Retype the lines beneath this one, from the first through the line containing "from bokeh.resources import INLINE". Pictures are left out.

══ Exercise materials ══

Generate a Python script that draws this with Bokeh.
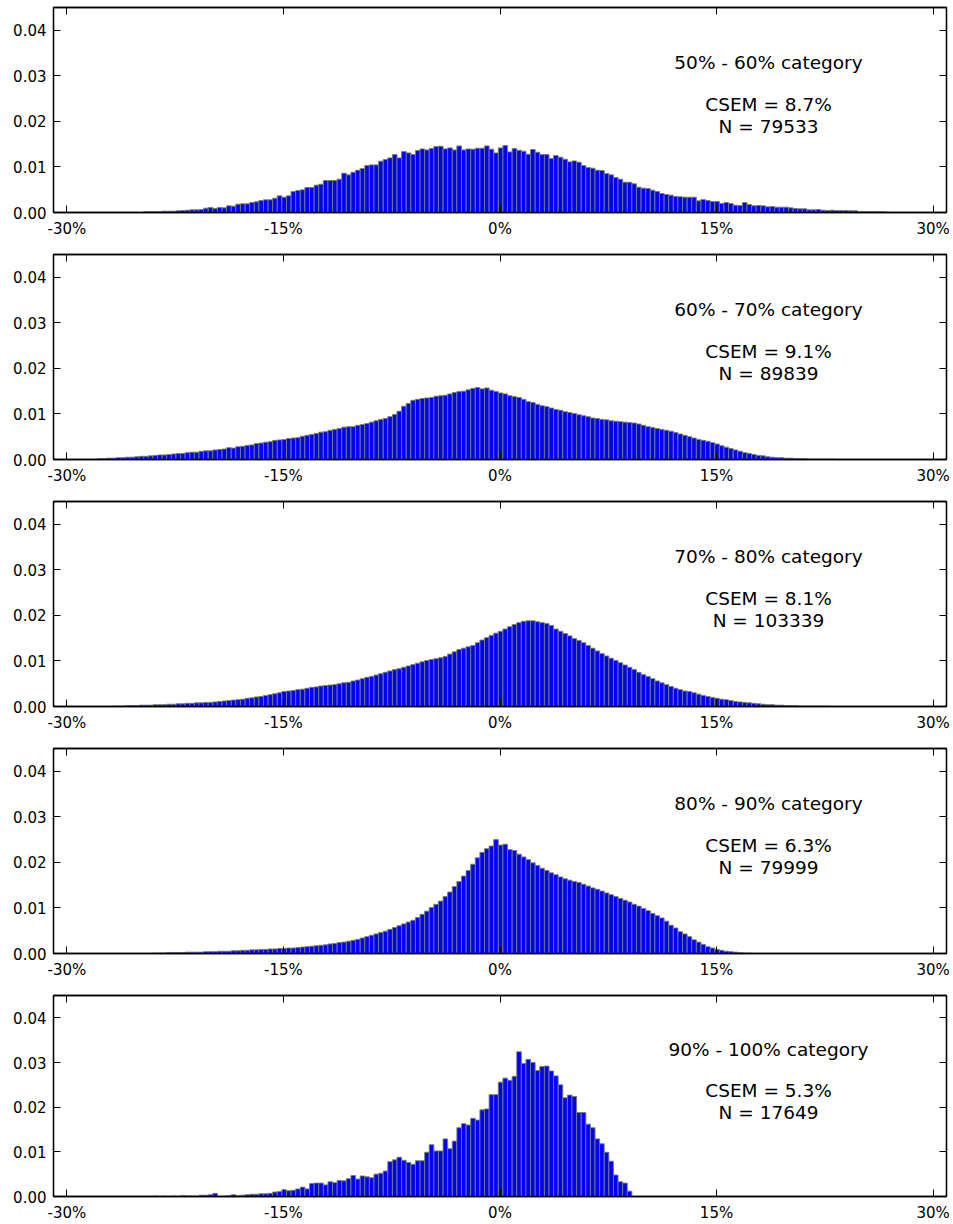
from bokeh.plotting import figure
from bokeh.layouts import column
from bokeh.models import (LinearAxis, FixedTicker, Range1d, NumeralTickFormatter,
                          ColumnDataSource, CustomLabelingPolicy)
from bokeh.core.properties import value
from bokeh.embed import file_html
from bokeh.resources import INLINE

# ---------------- data ----------------
bin_width = 0.319          # histogram bin width, in percent
first_edge = -30.74        # left edge of bin 0, in percent

categories = ["50% - 60% category", "60% - 70% category", "70% - 80% category",
              "80% - 90% category", "90% - 100% category"]
csem = ["8.7%", "9.1%", "8.1%", "6.3%", "5.3%"]
n_obs = [79533, 89839, 103339, 79999, 17649]

x_ticks = [-30, -15, 0, 15, 30]
x_tick_labels = ["-30%", "-15%", "0%", "15%", "30%"]
y_ticks = [0.0, 0.01, 0.02, 0.03, 0.04]

start_bin_1 = 19
heights_1 = [
    0.00022, 0.00022, 0.00022, 0.00022, 0.00029, 0.00029, 0.00029, 0.00037, 0.00044, 0.00051,
    0.00058, 0.00058, 0.00066, 0.00095, 0.00110, 0.00088, 0.00110, 0.00102, 0.00146, 0.00139,
    0.00183, 0.00190, 0.00190, 0.00219, 0.00234, 0.00263, 0.00278, 0.00278, 0.00314, 0.00365,
    0.00336, 0.00365, 0.00461, 0.00482, 0.00497, 0.00548, 0.00548, 0.00600, 0.00621, 0.00702,
    0.00702, 0.00702, 0.00731, 0.00863, 0.00826, 0.00884, 0.00928, 0.00965, 0.01031, 0.01045, 0.01045,
    0.01126, 0.01162, 0.01199, 0.01272, 0.01199, 0.01338, 0.01308, 0.01272, 0.01360, 0.01396,
    0.01374, 0.01404, 0.01447, 0.01455, 0.01396, 0.01418, 0.01374, 0.01462, 0.01374, 0.01396,
    0.01389, 0.01411, 0.01411, 0.01462, 0.01389, 0.01308, 0.01418,
    0.01469, 0.01330, 0.01404, 0.01367, 0.01345, 0.01279, 0.01382, 0.01323, 0.01272, 0.01272,
    0.01184, 0.01250, 0.01213, 0.01170, 0.01111, 0.01133, 0.01104, 0.01031, 0.00987, 0.00972,
    0.00928, 0.00921, 0.00855, 0.00826, 0.00768, 0.00731, 0.00665, 0.00665, 0.00629, 0.00556,
    0.00534, 0.00526, 0.00490, 0.00461, 0.00417, 0.00395, 0.00380, 0.00351, 0.00344, 0.00336,
    0.00336, 0.00336, 0.00256, 0.00285, 0.00263, 0.00241, 0.00241, 0.00197, 0.00219, 0.00197,
    0.00161, 0.00154, 0.00219, 0.00175, 0.00146, 0.00154, 0.00146, 0.00124, 0.00132, 0.00117,
    0.00117, 0.00117, 0.00102, 0.00088, 0.00080, 0.00080, 0.00058, 0.00058, 0.00066, 0.00051,
    0.00044, 0.00051, 0.00044, 0.00044, 0.00044, 0.00037, 0.00037, 0.00022, 0.00022, 0.00022,
    0.00015, 0.00015, 0.00015, 0.00007,
]

start_bin_2 = 9
heights_2 = [
    0.0002, 0.0002, 0.0003, 0.0003, 0.0004, 0.0004, 0.0005, 0.0005, 0.0006,
    0.0007, 0.0007, 0.0008, 0.0009, 0.0010, 0.0010, 0.0011,
    0.0012, 0.0013, 0.0013, 0.0015, 0.0016, 0.0016,
    0.0018, 0.0019, 0.0019, 0.0021, 0.0022, 0.0023,
    0.0026, 0.0025, 0.0028, 0.0029, 0.0031, 0.0032,
    0.0035, 0.0036, 0.0038, 0.0039, 0.0042, 0.0043,
    0.0044, 0.0046, 0.0047, 0.0048, 0.0051, 0.0053,
    0.0055, 0.0057, 0.0060, 0.0061, 0.0064, 0.0066,
    0.0068, 0.0071, 0.0072, 0.0072, 0.0075, 0.0077,
    0.0079, 0.0082, 0.0085, 0.0088, 0.0090, 0.0094,
    0.0099, 0.0106, 0.0117, 0.0123, 0.0130, 0.0132,
    0.0134, 0.0135, 0.0136, 0.0139, 0.0140, 0.0141,
    0.0144, 0.0147, 0.0149, 0.0150, 0.0153, 0.0156,
    0.0158, 0.0155, 0.0157, 0.0152, 0.0149, 0.0146,
    0.0144, 0.0140, 0.0138, 0.0136, 0.0132, 0.0127,
    0.0125, 0.0121, 0.0118, 0.0116, 0.0113, 0.0110,
    0.0108, 0.0105, 0.0103, 0.0101, 0.0098, 0.0096,
    0.0094, 0.0091, 0.0090, 0.0088, 0.0087, 0.0085,
    0.0084, 0.0083, 0.0082, 0.0081, 0.0080, 0.0078,
    0.0075, 0.0072, 0.0070, 0.0068, 0.0066, 0.0064,
    0.0062, 0.0059, 0.0056, 0.0053, 0.0050, 0.0047,
    0.0044, 0.0042, 0.0040, 0.0037, 0.0034, 0.0030,
    0.0027, 0.0024, 0.0021, 0.0018, 0.0015, 0.0013,
    0.0011, 0.0009, 0.0008, 0.0006, 0.0005, 0.0004,
    0.0004, 0.0003, 0.0003, 0.0002, 0.0002, 0.0002,
    0.0001, 0.0001, 0.0001, 0.0001, 0.0001, 0.0001,
]

start_bin_3 = 12
heights_3 = [
    0.0001, 0.0001, 0.0001, 0.0002, 0.0002, 0.0002,
    0.0003, 0.0003, 0.0003, 0.0004, 0.0004, 0.0004,
    0.0005, 0.0005, 0.0006, 0.0006, 0.0007, 0.0007,
    0.0008, 0.0008, 0.0009, 0.0009, 0.0010, 0.0011,
    0.0012, 0.0013, 0.0014, 0.0015, 0.0016, 0.0018,
    0.0019, 0.0021, 0.0022, 0.0024, 0.0026, 0.0028,
    0.0030, 0.0033, 0.0034, 0.0035, 0.0037, 0.0038,
    0.0040, 0.0042, 0.0043, 0.0045, 0.0046, 0.0047,
    0.0048, 0.0050, 0.0052, 0.0053, 0.0056, 0.0058,
    0.0061, 0.0064, 0.0066, 0.0069, 0.0072, 0.0075,
    0.0078, 0.0081, 0.0083, 0.0086, 0.0089, 0.0092,
    0.0095, 0.0098, 0.0101, 0.0103, 0.0105, 0.0107,
    0.0110, 0.0115, 0.0120, 0.0125, 0.0128, 0.0131,
    0.0134, 0.0140, 0.0146, 0.0151, 0.0156, 0.0161,
    0.0165, 0.0170, 0.0175, 0.0180, 0.0184, 0.0187,
    0.0188, 0.0188, 0.0186, 0.0184, 0.0182, 0.0178,
    0.0170, 0.0165, 0.0160, 0.0155, 0.0149, 0.0145,
    0.0140, 0.0134, 0.0128, 0.0122, 0.0116, 0.0111,
    0.0106, 0.0101, 0.0096, 0.0091, 0.0086, 0.0081,
    0.0075, 0.0070, 0.0066, 0.0061, 0.0056, 0.0052,
    0.0048, 0.0044, 0.0040, 0.0037, 0.0034, 0.0033,
    0.0030, 0.0027, 0.0024, 0.0022, 0.0020, 0.0018,
    0.0016, 0.0015, 0.0013, 0.0011, 0.0010, 0.0009,
    0.0008, 0.0007, 0.0006, 0.0005, 0.0004, 0.0004,
    0.0003, 0.0003, 0.0002, 0.0002, 0.0002, 0.0001,
    0.0001, 0.0001, 0.0001, 0.0001, 0.0001, 0.0001,
]

start_bin_4 = 21
heights_4 = [
    0.0001, 0.0001, 0.0001, 0.0002, 0.0002, 0.0002,
    0.0002, 0.0003, 0.0003, 0.0003, 0.0003, 0.0004,
    0.0004, 0.0004, 0.0005, 0.0005, 0.0005, 0.0006,
    0.0006, 0.0007, 0.0007, 0.0008, 0.0008, 0.0009,
    0.0009, 0.0010, 0.0010, 0.0011, 0.0011, 0.0012,
    0.0012, 0.0013, 0.0014, 0.0015, 0.0016, 0.0017,
    0.0018, 0.0019, 0.0021, 0.0022, 0.0024, 0.0025,
    0.0027, 0.0029, 0.0031, 0.0034, 0.0037, 0.0040,
    0.0043, 0.0046, 0.0049, 0.0053, 0.0057, 0.0061,
    0.0065, 0.0069, 0.0073, 0.0079, 0.0086, 0.0093,
    0.0101, 0.0108, 0.0115, 0.0125, 0.0135, 0.0147,
    0.0158, 0.0170, 0.0182, 0.0196, 0.0210, 0.0222,
    0.0230, 0.0236, 0.0250, 0.0238, 0.0240, 0.0228,
    0.0226, 0.0218, 0.0212, 0.0206, 0.0199, 0.0193,
    0.0187, 0.0182, 0.0177, 0.0173, 0.0168, 0.0164,
    0.0161, 0.0158, 0.0156, 0.0152, 0.0148, 0.0144,
    0.0141, 0.0137, 0.0133, 0.0129, 0.0125, 0.0121,
    0.0117, 0.0113, 0.0108, 0.0104, 0.0099, 0.0094,
    0.0088, 0.0083, 0.0078, 0.0071, 0.0062, 0.0056,
    0.0048, 0.0043, 0.0037, 0.0030, 0.0025, 0.0020,
    0.0015, 0.0012, 0.0009, 0.0007, 0.0005, 0.0004,
    0.0003, 0.0002, 0.0001, 0.0001,
]

start_bin_5 = 21
heights_5 = [
    0.0001, 0.0000, 0.0001, 0.0000, 0.0001, 0.0000, 0.0002, 0.0001, 0.0001, 0.0001,
    0.0003, 0.0003, 0.0004, 0.0007, 0.0000, 0.0001, 0.0002, 0.0004, 0.0002, 0.0003,
    0.0004, 0.0005, 0.0005, 0.0006, 0.0006, 0.0007, 0.0010, 0.0011, 0.0015, 0.0013,
    0.0014, 0.0017, 0.0021, 0.0017, 0.0029, 0.0030,
    0.0030, 0.0026, 0.0033, 0.0031, 0.0036, 0.0035, 0.0040, 0.0047, 0.0039, 0.0046,
    0.0044, 0.0042, 0.0050, 0.0052, 0.0057, 0.0078, 0.0082,
    0.0088, 0.0081, 0.0076, 0.0072, 0.0080, 0.0080, 0.0099, 0.0116, 0.0102, 0.0102,
    0.0129, 0.0107, 0.0124, 0.0154, 0.0163, 0.0160, 0.0175, 0.0171, 0.0194, 0.0196,
    0.0228, 0.0228, 0.0256, 0.0265, 0.0260, 0.0269, 0.0324, 0.0298, 0.0307, 0.0300,
    0.0282, 0.0291, 0.0292, 0.0281, 0.0270, 0.0250, 0.0221, 0.0227, 0.0224, 0.0188,
    0.0188, 0.0162, 0.0154, 0.0129, 0.0118, 0.0099, 0.0079, 0.0048, 0.0033, 0.0030,
    0.0012,
]

panels = [(start_bin_1, heights_1), (start_bin_2, heights_2), (start_bin_3, heights_3),
          (start_bin_4, heights_4), (start_bin_5, heights_5)]

FONT = "DejaVu Sans"


def make_panel(i, start_bin, heights, last):
    h = 236 if last else 247
    p = figure(width=953, height=h, output_backend="svg", toolbar_location=None,
               x_range=Range1d(-30.93, 30.93), y_range=Range1d(0, 0.045),
               min_border_left=53, min_border_right=7, min_border_top=7,
               min_border_bottom=24 if last else 35, x_axis_location=None,
               y_axis_location=None)
    p.grid.visible = False
    p.outline_line_color = "black"
    p.outline_line_width = 1.3
    p.background_fill_color = "white"
    p.border_fill_color = "white"

    left = [first_edge + (start_bin + k) * bin_width for k in range(len(heights))]
    right = [l + bin_width for l in left]
    src = ColumnDataSource(dict(left=left, right=right, top=heights,
                                bottom=[0.0] * len(heights)))
    p.quad(left="left", right="right", top="top", bottom="bottom", source=src,
           fill_color="#0000ff", line_color="#7a7a7a", line_width=0.9)

    def axis(side, labels):
        ticks = x_ticks if side in ("below", "above") else y_ticks
        ax = LinearAxis(ticker=FixedTicker(ticks=ticks))
        ax.major_tick_in = 7
        ax.major_tick_out = 0
        ax.minor_tick_in = 0
        ax.minor_tick_out = 0
        ax.axis_line_color = "black"
        ax.axis_line_width = 1.3
        ax.major_tick_line_color = "black"
        ax.major_tick_line_width = 1
        ax.major_label_text_font = FONT
        ax.major_label_text_color = "black"
        if side in ("below", "above"):
            ax.major_label_overrides = {t: s for t, s in zip(x_ticks, x_tick_labels)}
        else:
            ax.formatter = NumeralTickFormatter(format="0.00")
        if labels:
            ax.major_label_text_font_size = "15px"
            ax.major_label_standoff = 7
        else:
            ax.major_label_text_font_size = "0px"
            ax.major_label_standoff = 0
            ax.major_label_policy = CustomLabelingPolicy(code="return new Set()")
        p.add_layout(ax, side)

    axis("below", True)
    axis("left", True)
    axis("above", False)
    axis("right", False)

    lines = [categories[i], "CSEM = " + csem[i], "N = " + str(n_obs[i])]
    ys = [0.0329, 0.0237, 0.0189]
    tsrc = ColumnDataSource(dict(x=[18.6] * 3, y=ys, t=lines))
    p.text(x="x", y="y", text="t", source=tsrc, text_align="center",
           text_baseline="middle", text_font=value(FONT), text_font_size="18.5px",
           text_color="black")
    return p


figs = [make_panel(i, sb, hs, i == 4) for i, (sb, hs) in enumerate(panels)]
layout = column(*figs, spacing=0)

open("out.html", "w").write(file_html(layout, INLINE))
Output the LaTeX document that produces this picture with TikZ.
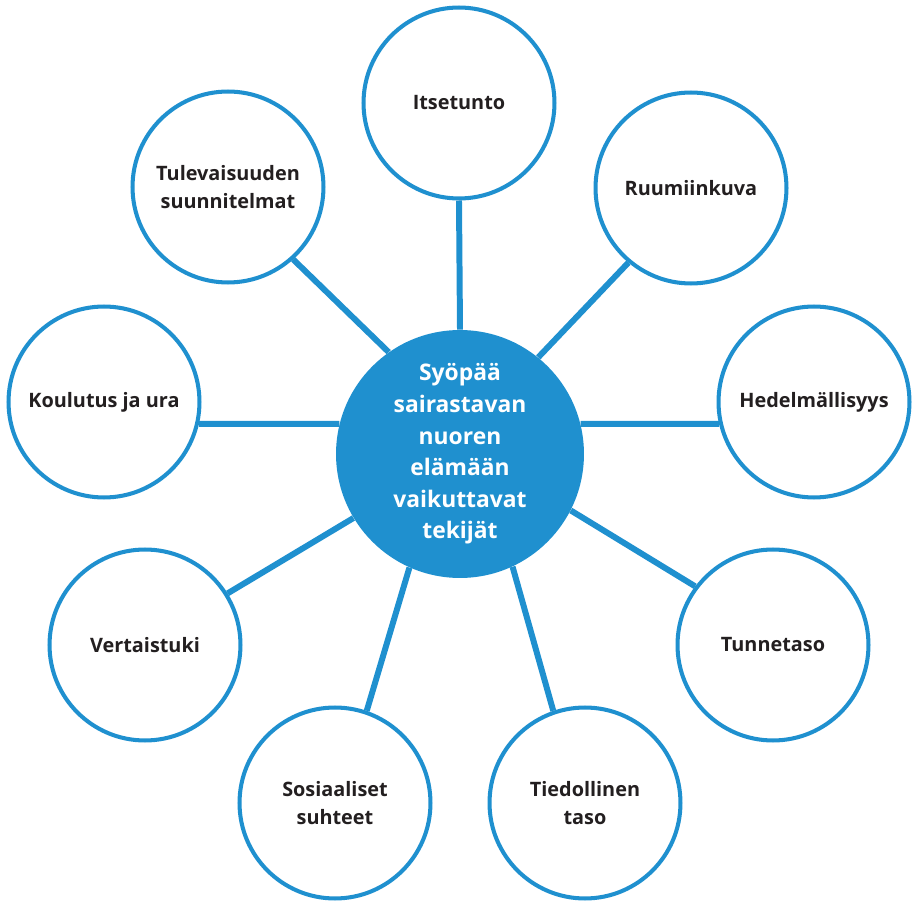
\documentclass[tikz,border=0pt]{standalone}
\usepackage{fontspec}
\setmainfont{Open Sans}
\usetikzlibrary{backgrounds}
\definecolor{hub}{HTML}{1F90CF}
\definecolor{ink}{HTML}{231F20}
\tikzset{
  factor/.style={circle, draw=hub, line width=2.3pt, fill=white,
    minimum size=3.82cm, inner sep=0pt, align=center, text=ink,
    font=\bfseries\fontsize{11.3}{16.2}\selectfont},
  core/.style={circle, fill=hub, minimum size=4.96cm, inner sep=0pt,
    align=center, text=white, font=\bfseries\fontsize{13}{18}\selectfont},
  spoke/.style={draw=hub, line width=3.4pt}
}
\begin{document}
\begin{tikzpicture}[x=0.02cm,y=-0.02cm]
  \useasboundingbox (0,0) rectangle (914,902);

  \node[core] (c) at (460,454) {Syöpää\\sairastavan\\nuoren\\elämään\\vaikuttavat\\tekijät};

  \node[factor] (its) at (459,103) {Itsetunto};
  \node[factor] (ruu) at (691,188) {Ruumiinkuva};
  \node[factor] (hed) at (814,402) {Hedelmällisyys};
  \node[factor] (tun) at (773,645) {Tunnetaso};
  \node[factor] (tie) at (585,803) {Tiedollinen\\taso};
  \node[factor] (sos) at (335,803) {Sosiaaliset\\suhteet};
  \node[factor] (ver) at (145,645) {Vertaistuki};
  \node[factor] (kou) at (104,402) {Koulutus ja ura};
  \node[factor] (tul) at (228,187) {Tulevaisuuden\\suunnitelmat};

  \begin{scope}[on background layer]
    \draw[spoke] (c.90)    -- (its.-90);
    \draw[spoke] (c.51)    -- (ruu.-130.6);
    \draw[spoke] (c.14)    -- (hed.-167.2);
    \draw[spoke] (c.-27.8) -- (tun.143.5);
    \draw[spoke] (c.-65.3) -- (tie.109);
    \draw[spoke] (c.-114.7) -- (sos.71);
    \draw[spoke] (c.-149.8) -- (ver.32.9);
    \draw[spoke] (c.166.5) -- (kou.-13.4);
    \draw[spoke] (c.125.9) -- (tul.-48.4);
  \end{scope}
\end{tikzpicture}
\end{document}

═══

[Task answer]:
Generate a Python script that draws this with Bokeh.
from bokeh.plotting import figure
from bokeh.layouts import column
from bokeh.models import (LinearAxis, FixedTicker, Range1d, NumeralTickFormatter,
                          ColumnDataSource, CustomLabelingPolicy)
from bokeh.core.properties import value
from bokeh.embed import file_html
from bokeh.resources import INLINE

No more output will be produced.